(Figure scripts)
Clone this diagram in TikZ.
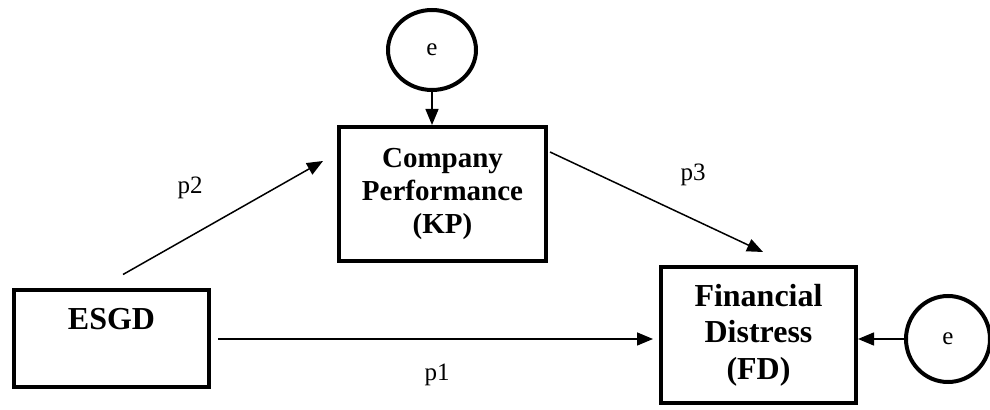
\documentclass[tikz,border=0pt]{standalone}
\usepackage{fontspec}
\setmainfont{Liberation Serif}
\usetikzlibrary{arrows.meta,shapes.geometric}
\begin{document}
\begin{tikzpicture}
[x=0.5pt,y=-0.5pt,
  boxdecorate/.style={draw,line width=2pt,align=center,inner sep=0pt,
    font=\bfseries\fontsize{16}{18.25}\selectfont},
  errdecorate/.style={shape=ellipse,draw,line width=2pt,inner sep=0pt,
    font=\fontsize{12.5}{14}\selectfont},
  arrowdecorate/.style={-{Triangle[length=8pt,width=6.5pt]},line width=0.75pt}]
\useasboundingbox (0,0) rectangle (990,410);
%% variables
\node (esgd) at (111.5,339) [boxdecorate,minimum width=97.5pt,minimum height=48.5pt]
  {ESGD\\[2pt]\mbox{}};
\node (kp) at (442.5,194) [boxdecorate,minimum width=103.5pt,minimum height=67pt,
  font=\bfseries\fontsize{14.5}{16.5}\selectfont] {Company\\Performance\\(KP)};
\node (fd) at (758.5,335) [boxdecorate,minimum width=97.5pt,minimum height=68pt]
  {Financial\\Distress\\(FD)};
%% error terms
\node (etop) at (432,50) [errdecorate,minimum width=44pt,minimum height=40pt] {e};
\node (eright) at (948,339) [errdecorate,minimum width=42pt,minimum height=43pt] {e};
%% paths
\draw[arrowdecorate,shorten <=3.5pt,shorten >=3pt] (esgd.east) -- (esgd.east -| fd.west);
\draw[arrowdecorate] ([shift={(11.5,-14)}]esgd.north) -- ([shift={(-14,-33)}]kp.west);
\draw[arrowdecorate] ([shift={(2,-42)}]kp.east) -- ([shift={(4.5,-13)}]fd.north);
\draw[arrowdecorate] (etop.south) -- (etop.south |- kp.north);
\draw[arrowdecorate] (eright.west) -- (eright.west -| fd.east);
%% coefficients
\foreach \pname/\x/\y in {p1/437/375, p2/190/188, p3/693/175} {
  \node (\pname) at (\x,\y) [font=\fontsize{12.5}{14}\selectfont] {\pname};
}
\end{tikzpicture}
\end{document}
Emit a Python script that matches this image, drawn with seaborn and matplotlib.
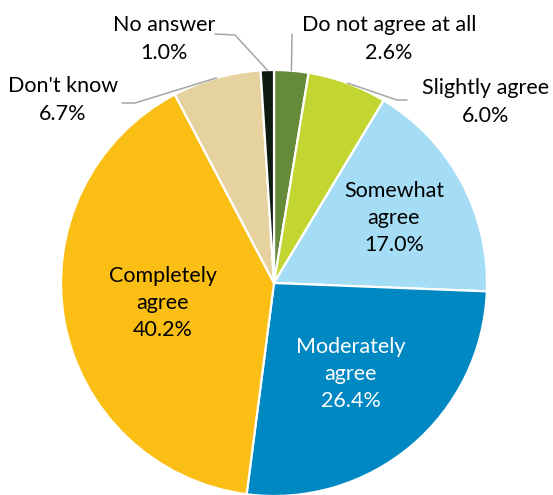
import numpy as np
import matplotlib
matplotlib.use("Agg")
import matplotlib.pyplot as plt
import seaborn as sns

sns.set_theme(style="white")
plt.rcParams["font.family"] = ["Lato", "DejaVu Sans"]

categories = ["Do not agree at all", "Slightly agree", "Somewhat agree",
              "Moderately agree", "Completely agree", "Don't know", "No answer"]
shares = [2.6, 6.0, 17.0, 26.4, 40.2, 6.7, 1.0]
colors = ["#658B3A", "#C3D530", "#A6DDF6", "#0088C3", "#FBBE14", "#E6D29F", "#0D1A10"]

W, H = 553, 495
CX, CY, R = 274, 283, 213

fig = plt.figure(figsize=(W / 100, H / 100), dpi=100)
ax = fig.add_axes([(CX - R) / W, (H - CY - R) / H, 2 * R / W, 2 * R / H])
wedges, _ = ax.pie(shares, colors=colors, startangle=90, counterclock=False,
                   wedgeprops=dict(edgecolor="white", linewidth=1.6))
ax.set_xlim(-1, 1)
ax.set_ylim(-1, 1)
ax.set_aspect("auto")
ax.axis("off")


def px(x, y):
    """Pixel position -> pie data coordinates."""
    return (x - CX) / R, (CY - y) / R


def mid_angle(w):
    return np.deg2rad((w.theta1 + w.theta2) / 2)


def pct(v):
    return f"{v:.1f}%"


fs = 15.5
ls = 1.45

# labels drawn inside the larger slices
inside = {2: (0.64, "black"), 3: (0.56, "white"), 4: (0.53, "black")}
inside_text = {2: "Somewhat\nagree", 3: "Moderately\nagree", 4: "Completely\nagree"}
for i, (r, c) in inside.items():
    a = mid_angle(wedges[i])
    ax.text(r * np.cos(a), r * np.sin(a), f"{inside_text[i]}\n{pct(shares[i])}",
            ha="center", va="center", color=c, fontsize=fs, linespacing=ls)

# outside labels with leader lines: (index, elbow px, end px, text center px)
outside = [
    (0, None, (292, 34), (389, 39)),
    (6, (235, 35), (215, 34), (164, 39)),
    (1, (397, 100), (407, 100), (486, 102)),
    (5, (135, 103), (122, 103), (63, 100)),
]
for i, elbow, end, tc in outside:
    a = mid_angle(wedges[i])
    pts = [(np.cos(a), np.sin(a))]
    if elbow is not None:
        pts.append(px(*elbow))
    pts.append(px(*end))
    xs, ys = zip(*pts)
    ax.plot(xs, ys, color="#A6A6A6", lw=1.1, clip_on=False)
    tx, ty = px(*tc)
    ax.text(tx, ty, f"{categories[i]}\n{pct(shares[i])}", ha="center", va="center",
            color="black", fontsize=fs, linespacing=ls)

fig.savefig("out.png", dpi=100)
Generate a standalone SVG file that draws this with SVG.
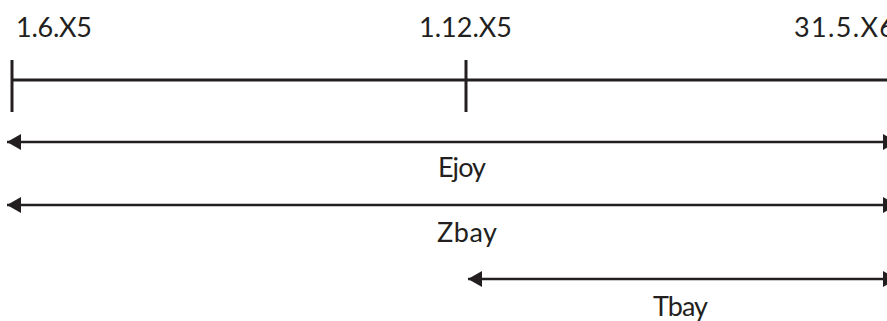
<svg xmlns="http://www.w3.org/2000/svg" width="887" height="321" viewBox="0 0 887 321">
  <style>
    .lbl { font-family: "Lato", "Open Sans", "Liberation Sans", sans-serif; font-size: 27px; fill: #231f20; }
    .axis { stroke: #231f20; stroke-width: 3; fill: none; }
    .dim { stroke: #231f20; stroke-width: 2.6; fill: none; marker-start: url(#headL); marker-end: url(#headR); }
  </style>
  <defs>
    <marker id="headR" markerUnits="userSpaceOnUse" viewBox="0 0 14 16" refX="14" refY="8" markerWidth="14" markerHeight="16" orient="auto">
      <path d="M0,0 L14,8 L0,16 Z" fill="#231f20"/>
    </marker>
    <marker id="headL" markerUnits="userSpaceOnUse" viewBox="0 0 14 16" refX="0" refY="8" markerWidth="14" markerHeight="16" orient="auto">
      <path d="M14,0 L0,8 L14,16 Z" fill="#231f20"/>
    </marker>
  </defs>

  <!-- timeline axis with ticks -->
  <g id="axis">
    <line class="axis" x1="12" y1="80" x2="887" y2="80"/>
    <line class="axis" x1="12" y1="60" x2="12" y2="112"/>
    <line class="axis" x1="466" y1="60" x2="466" y2="112"/>
  </g>

  <g id="tick-labels">
    <text id="t1" class="lbl" x="16" y="37" textLength="76">1.6.X5</text>
    <text id="t2" class="lbl" x="419" y="37" textLength="93">1.12.X5</text>
    <text id="t3" class="lbl" x="794" y="37" textLength="101">31.5.X6</text>
  </g>

  <!-- span arrows -->
  <g id="connectors">
    <line class="dim" x1="7" y1="142" x2="897" y2="142"/>
    <line class="dim" x1="7" y1="205" x2="897" y2="205"/>
    <line class="dim" x1="468" y1="279" x2="897" y2="279"/>
  </g>

  <g id="span-labels">
    <text id="ejoy" class="lbl" x="438" y="177" textLength="48">Ejoy</text>
    <text id="zbay" class="lbl" x="437" y="242" textLength="60">Zbay</text>
    <text id="tbay" class="lbl" x="653" y="316" textLength="55">Tbay</text>
  </g>
</svg>
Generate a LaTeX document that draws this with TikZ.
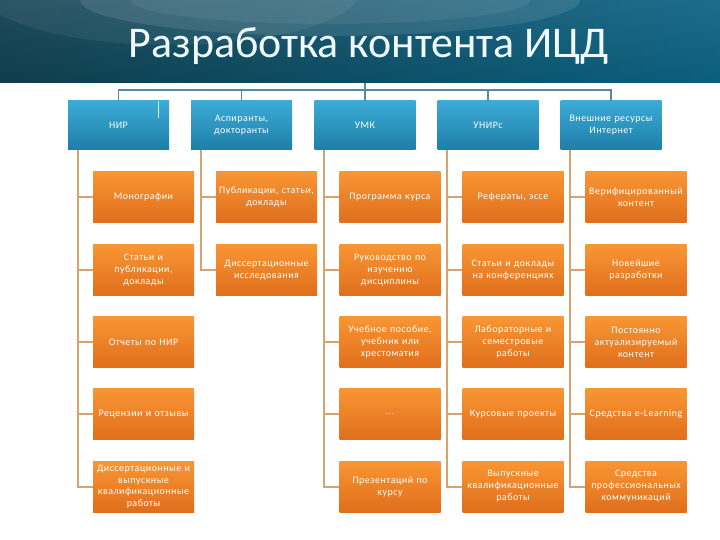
\documentclass[tikz,border=0pt]{standalone}
\usepackage{fontspec}
\setmainfont{Carlito}
\newfontfamily\boxfont[LetterSpace=5]{Carlito}
\usetikzlibrary{calc}

\definecolor{headdark}{RGB}{24,80,100}
\definecolor{headlight}{RGB}{18,140,188}
\definecolor{bluetop}{RGB}{60,172,214}
\definecolor{bluebot}{RGB}{30,126,168}
\definecolor{orangetop}{RGB}{248,150,52}
\definecolor{orangebot}{RGB}{224,110,28}
\definecolor{stemcol}{RGB}{214,162,112}
\definecolor{buscol}{RGB}{82,140,164}

\tikzset{
	headbox/.style={rectangle, minimum width=101bp, minimum height=49bp, text width=97bp, inner sep=2bp, align=center, top color=bluetop, bottom color=bluebot, text=white, font=\boxfont\fontsize{10}{12}\selectfont},
	itembox/.style={headbox, minimum height=51bp, inner sep=1bp, top color=orangetop, bottom color=orangebot},
	stem/.style={draw=stemcol, line width=2bp},
	bus/.style={draw=buscol, line width=1.6bp}
}

\begin{document}
\begin{tikzpicture}[x=1bp, y=-1bp]
		%%%%% HEADER %%%%%
		\useasboundingbox (0,0) rectangle (720,540);
		\fill[top color={rgb,255:red,96;green,160;blue,184}, bottom color={rgb,255:red,8;green,88;blue,112}] (0,0) rectangle (720,83);
		\fill[left color=headdark, right color=headlight, opacity=0.55] (0,0) rectangle (720,83);
		\begin{scope}
			\clip (0,0) rectangle (720,83);
			\fill[white, opacity=0.1] (330,0) ellipse (250 and 36);
			\fill[white, opacity=0.06] (330,0) ellipse (200 and 24);
			\fill[white, opacity=0.06] (170,-10) ellipse (190 and 55);
		\end{scope}
		\node[font=\fontsize{44}{48}\selectfont, text=white!94!cyan] (title) at (369,46) {Разработка контента ИЦД};
		
		%%%%% TOP ROW %%%%%
		\node[headbox] (nir) at (118.5,125.5) {НИР};
		\node[headbox] (asp) at (241.5,125.5) {Аспиранты,\\ докторанты};
		\node[headbox] (umk) at (365,125.5) {УМК};
		\node[headbox] (unir) at (488,125.5) {УНИРс};
		\node[headbox] (ext) at (611,125.5) {Внешние ресурсы\\ Интернет};
		
		\coordinate (root) at (365,83);
		\draw[bus] (root) -- (umk.north);
		\draw[bus] (nir.north) -- ++(0,-11) -| (ext.north);
		\draw[bus] (asp.north) -- ++(0,-11);
		\draw[bus] (unir.north) -- ++(0,-11);
		\draw[white!75!bluetop, line width=0.8bp] ([xshift=40bp]nir.north) -- ++(0,17);
		
		%%%%% НИР %%%%%
		\node[itembox] (nir1) at (143.5,197) {Монографии};
		\node[itembox] (nir2) at (143.5,270) {Статьи и\\ публикации,\\ доклады};
		\node[itembox] (nir3) at (143.5,342) {Отчеты по НИР};
		\node[itembox] (nir4) at (143.5,414) {Рецензии и отзывы};
		\node[itembox, font=\boxfont\fontsize{10}{11.5}\selectfont] (nir5) at (143.5,486.5) {Диссертационные и\\ выпускные\\ квалификационные\\ работы};
		
		%%%%% АСПИРАНТЫ %%%%%
		\node[itembox] (asp1) at (266.5,197) {Публикации, статьи,\\ доклады};
		\node[itembox] (asp2) at (266.5,270) {Диссертационные\\ исследования};
		
		%%%%% УМК %%%%%
		\node[itembox] (umk1) at (390,197) {Программа курса};
		\node[itembox] (umk2) at (390,270) {Руководство по\\ изучению\\ дисциплины};
		\node[itembox] (umk3) at (390,342) {Учебное пособие,\\ учебник или\\ хрестоматия};
		\node[itembox, text=white!65!orangetop] (umk4) at (390,414) {...};
		\node[itembox] (umk5) at (390,486.5) {Презентаций по\\ курсу};
		
		%%%%% УНИРс %%%%%
		\node[itembox] (unir1) at (513,197) {Рефераты, эссе};
		\node[itembox] (unir2) at (513,270) {Статьи и доклады\\ на конференциях};
		\node[itembox] (unir3) at (513,342) {Лабораторные и\\ семестровые\\ работы};
		\node[itembox] (unir4) at (513,414) {Курсовые проекты};
		\node[itembox] (unir5) at (513,486.5) {Выпускные\\ квалификационные\\ работы};
		
		%%%%% ИНТЕРНЕТ %%%%%
		\node[itembox] (ext1) at (636,197) {Верифицированный\\ контент};
		\node[itembox] (ext2) at (636,270) {Новейшие\\ разработки};
		\node[itembox] (ext3) at (636,342) {Постоянно\\ актуализируемый\\ контент};
		\node[itembox] (ext4) at (636,414) {Средства e-Learning};
		\node[itembox] (ext5) at (636,486.5) {Средства\\ профессиональных\\ коммуникаций};
		
		%%%%% STEMS %%%%%
		\draw[stem] ([xshift=10bp]nir.south west) |- (nir1.west);
		\draw[stem] ([xshift=10bp]nir.south west) |- (nir2.west);
		\draw[stem] ([xshift=10bp]nir.south west) |- (nir3.west);
		\draw[stem] ([xshift=10bp]nir.south west) |- (nir4.west);
		\draw[stem] ([xshift=10bp]nir.south west) |- (nir5.west);
		
		\draw[stem] ([xshift=10bp]asp.south west) |- (asp1.west);
		\draw[stem] ([xshift=10bp]asp.south west) |- (asp2.west);
		
		\draw[stem] ([xshift=10bp]umk.south west) |- (umk1.west);
		\draw[stem] ([xshift=10bp]umk.south west) |- (umk2.west);
		\draw[stem] ([xshift=10bp]umk.south west) |- (umk3.west);
		\draw[stem] ([xshift=10bp]umk.south west) |- (umk4.west);
		\draw[stem] ([xshift=10bp]umk.south west) |- (umk5.west);
		
		\draw[stem] ([xshift=10bp]unir.south west) |- (unir1.west);
		\draw[stem] ([xshift=10bp]unir.south west) |- (unir2.west);
		\draw[stem] ([xshift=10bp]unir.south west) |- (unir3.west);
		\draw[stem] ([xshift=10bp]unir.south west) |- (unir4.west);
		\draw[stem] ([xshift=10bp]unir.south west) |- (unir5.west);
		
		\draw[stem] ([xshift=10bp]ext.south west) |- (ext1.west);
		\draw[stem] ([xshift=10bp]ext.south west) |- (ext2.west);
		\draw[stem] ([xshift=10bp]ext.south west) |- (ext3.west);
		\draw[stem] ([xshift=10bp]ext.south west) |- (ext4.west);
		\draw[stem] ([xshift=10bp]ext.south west) |- (ext5.west);
\end{tikzpicture}
\end{document}
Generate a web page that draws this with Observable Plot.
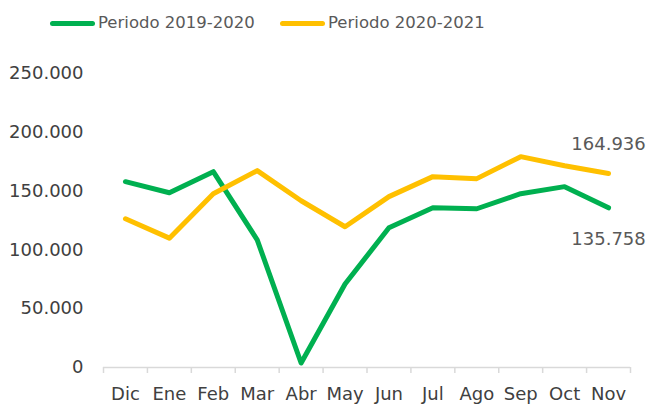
<!DOCTYPE html>
<html>
<head>
<meta charset="utf-8">
<script src="https://cdn.jsdelivr.net/npm/d3@7"></script>
<script src="https://cdn.jsdelivr.net/npm/@observablehq/plot@0.6"></script>
<style>
  html, body { margin: 0; padding: 0; background: #fff; }
  body { width: 647px; height: 404px; overflow: hidden; font-family: "DejaVu Sans", sans-serif; }
  #legend { position: relative; height: 44px; }
  .item { position: absolute; top: 12px; display: flex; align-items: center; color: #595959; font-size: 16.5px; line-height: 20px; }
  .swatch { width: 45px; height: 5px; border-radius: 3px; margin-right: 3px; }
</style>
</head>
<body>
<div id="legend"></div>
<div id="chart"></div>
<script>
const months = ["Dic","Ene","Feb","Mar","Abr","May","Jun","Jul","Ago","Sep","Oct","Nov"];
const series1Name = "Periodo 2019-2020";
const series2Name = "Periodo 2020-2021";
const series1 = [158000, 148600, 166500, 108600, 3800, 71000, 118800, 135900, 135000, 147800, 153800, 135758];
const series2 = [126500, 110000, 147800, 167400, 141800, 119700, 145300, 162300, 160600, 179300, 171600, 164936];
const yTicks = [0, 50000, 100000, 150000, 200000, 250000];
const colors = ["#00b050", "#ffc000"];

const fmt = d => d3.format(",")(d).replace(/,/g, ".");

// legend
const legend = document.getElementById("legend");
[[series1Name, colors[0], 50], [series2Name, colors[1], 280]].forEach(([name, c, left]) => {
  const it = document.createElement("div");
  it.className = "item";
  it.style.left = left + "px";
  it.style.top = "12px";
  it.innerHTML = `<span class="swatch" style="background:${c}"></span><span>${name}</span>`;
  legend.appendChild(it);
});
legend.querySelectorAll(".item").forEach(el => el.style.top = "13px");

const rows = [];
months.forEach((m, i) => {
  rows.push({i, v: series1[i], s: series1Name});
  rows.push({i, v: series2[i], s: series2Name});
});
const last = months.length - 1;
const boundaries = d3.range(months.length + 1).map(i => i - 0.5);

const chart = Plot.plot({
  width: 647,
  height: 360,
  marginTop: 29,
  marginBottom: 37,
  marginLeft: 103,
  marginRight: 17,
  style: { fontFamily: "DejaVu Sans, sans-serif", fontSize: "18px", color: "#404040", background: "#fff" },
  x: { domain: [-0.5, months.length - 0.5], axis: null },
  y: { domain: [0, 250000], axis: null },
  color: { domain: [series1Name, series2Name], range: colors },
  marks: [
    Plot.axisY({ ticks: yTicks, tickFormat: fmt, tickSize: 0, tickPadding: 20, fontSize: 18, fill: "#404040", label: null }),
    Plot.ruleY([0], { stroke: "#d9d9d9", strokeWidth: 1.5 }),
    Plot.axisX({ ticks: boundaries, tickFormat: () => "", tickSize: 6, stroke: "#d9d9d9", strokeWidth: 1.5, strokeOpacity: 1, label: null }),
    Plot.axisX({ ticks: d3.range(months.length), tickFormat: i => months[i], tickSize: 0, tickPadding: 20, fontSize: 18, fill: "#404040", label: null }),
    Plot.line(rows, { x: "i", y: "v", z: "s", stroke: "s", strokeWidth: 5, strokeLinejoin: "round", strokeLinecap: "round" }),
    Plot.text([series2[last]], { x: () => last, y: d => d, text: d => fmt(d), dy: -29, fill: "#595959", fontSize: 18, lineAnchor: "middle" }),
    Plot.text([series1[last]], { x: () => last, y: d => d, text: d => fmt(d), dy: 31, fill: "#595959", fontSize: 18, lineAnchor: "middle" })
  ]
});
document.getElementById("chart").appendChild(chart);
</script>
</body>
</html>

REQUEST: Show, from the material above, each line that includes the string "matplotlib".

COMPLETE OUTPUT:
Emit a Python script that matches this image, drawn with seaborn and matplotlib.
import matplotlib
matplotlib.use("Agg")
import matplotlib.pyplot as plt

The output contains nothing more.